CAT4 supports portfolios, programs, projects, measure packages, and measures. This hierarchy helps leaders place selected plans into a controlled structure. CAT4 also supports workflows, approval processes, planned versus actual tracking, risk and dependency views, financial tracking, dashboards, and management ready reports.

Degree of Implementation stage gates can help teams move selected plans through defined, identified, detailed, decided, implemented, and closed stages. At closure, controller backed validation can confirm achieved value where financial impact is part of the plan.

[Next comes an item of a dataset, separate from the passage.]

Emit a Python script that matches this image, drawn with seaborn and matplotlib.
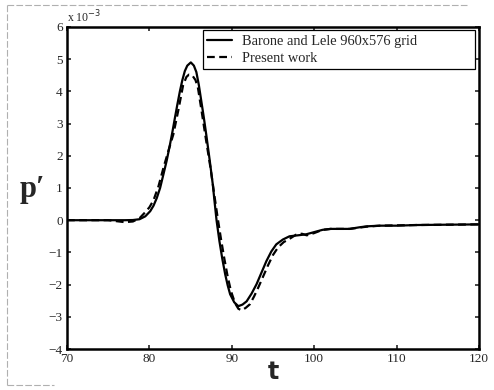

This creates a stronger link between selection criteria and execution accountability.

For broader strategy work, Cataligent can connect selection criteria with business transformation governance so leaders can choose the right plans and control them after approval.

Conclusion

Business plan selection criteria should help leaders choose plans that can be executed, not only plans that sound attractive. Strong criteria test strategic fit, financial value, execution readiness, governance, reporting, and organizational clarity. They also create the foundation for controlled execution after approval.

Need selection criteria that connect planning with execution control? Speak with Cataligent about using CAT4 to govern approved plans, track value, manage approvals, and keep executive reporting current.

FAQs

Q. What should business plan selection criteria include?

They should include strategic fit, financial value, execution readiness, governance strength, reporting discipline, and organizational clarity. These criteria help leaders compare plans beyond the quality of the presentation.

Q. Why should financial value be validated before selection?

Financial value should be validated because unsupported assumptions can create weak business cases. Leaders need a clear baseline, target, cost view, benefit timing, and finance review before committing resources.

Q. How can CAT4 support selected business plans?

CAT4 can structure selected plans into initiatives, workflows, approvals, financial tracking, stage gates, and reports. Cataligent helps configure the platform so selection criteria connect with execution governance.